Watch the hearing in Assembly Ways and Means at 8 a.m.

SB455: Tax credits for child care

A bill that would provide tax credits to businesses for providing childcare to employees is up for a hearing in Senate Finance Monday morning.

The bill, sponsored by nonpartisan Sen. Patricia Farley, would allow an employer to receive a credit against the modified business tax if the employer pays money to the Division of Welfare and Supportive Services for the purpose of providing child care assistance to an employee. To count toward the tax credit, the assistance must be provided to an employee whose household income does not exceed 85 percent of the median income in Nevada, is determined eligible for the Program for Child Care and Development by the division, uses the assistance to provide care to a child younger than 13, and selects a certain provider who participates in a child care rating and improvement system administered by the state.

Employees would be required to pay the child care provider any portion of the cost of child care not covered by the employer.

The amount of the credit received by the business would be equal to 50 percent of the amount paid by the employer to the Division but must not exceed $5,000 per employee per year and any unused credits may be carried forward for five years. The total amount of credits awarded to taxpayers would not be allowed to exceed $5 million for fiscal year 2017-18, $5.5 million for 2018-19 and an amount equal to 110 percent of the amount the prior fiscal year for all subsequent fiscal years.

The legislation has yet to be voted on by either the Senate or the Assembly. Watch the hearing in Senate Finance at 8 a.m.

SB261: Physician-aid-in-dying bill

The Assembly is taking up a physician-aid-in-dying bill that passed the Senate by a narrow 11-10 margin last week.

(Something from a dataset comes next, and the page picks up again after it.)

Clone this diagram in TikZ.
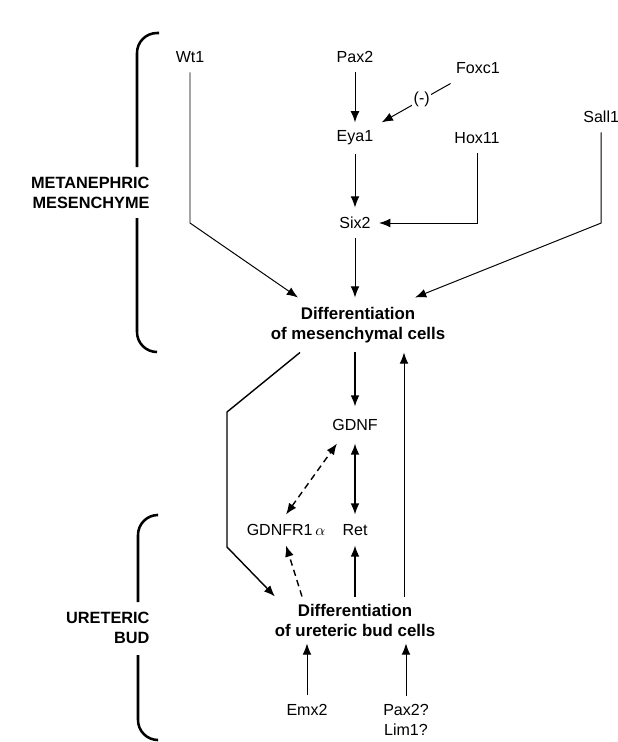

The bill, sponsored by Democratic Sen. David Parks, would allow physicians to help terminally ill patients end their lives. The legislation defines a “terminal condition” as one that cannot be cured and will result in death within six months.

Nevada law currently allows patients with terminal conditions to refuse treatment that would keep them alive or resuscitate them. This legislation would allow a doctor to prescribe a controlled substance to a patient with terminal conditions that would end his or her life, if the patient meets certain conditions.

To be eligible, patients would have to be 18 years or older, competent, a Nevada resident and diagnosed by a terminal condition by two physicians. They would also have to make an informed and voluntary decision and affirm that no one is coercing them in making their decision.

Watch the hearing around 1 p.m. in the Assembly Health and Human Services Committee.

SB212: Expanding the Safe-to-Tell anti-bullying program

Lawmakers are considering a bill that would expand the “Safe-to-Tell” system, which allows people to anonymously report bullying or threats that involve schools.

SB212, sponsored by Republican Sen. Heidi Gansert, would require each public school to designate three staff members who would be notified of any reports to the system that involved the school and trained on how to respond to them.

While existing law allows the director to run a hotline or call center to receive reports, the bill also allows a website, mobile phone app, email address and support center for the program. Contact information for the program must be printed on the back of student and staff ID cards and posted in conspicuous locations around the school.

The bill also requires schools to develop a plan for how to respond to emergencies such as the suicide of a student or staff member, including strategies for providing counseling.

Watch the hearing around 3:15 p.m. in the Assembly Education Committee.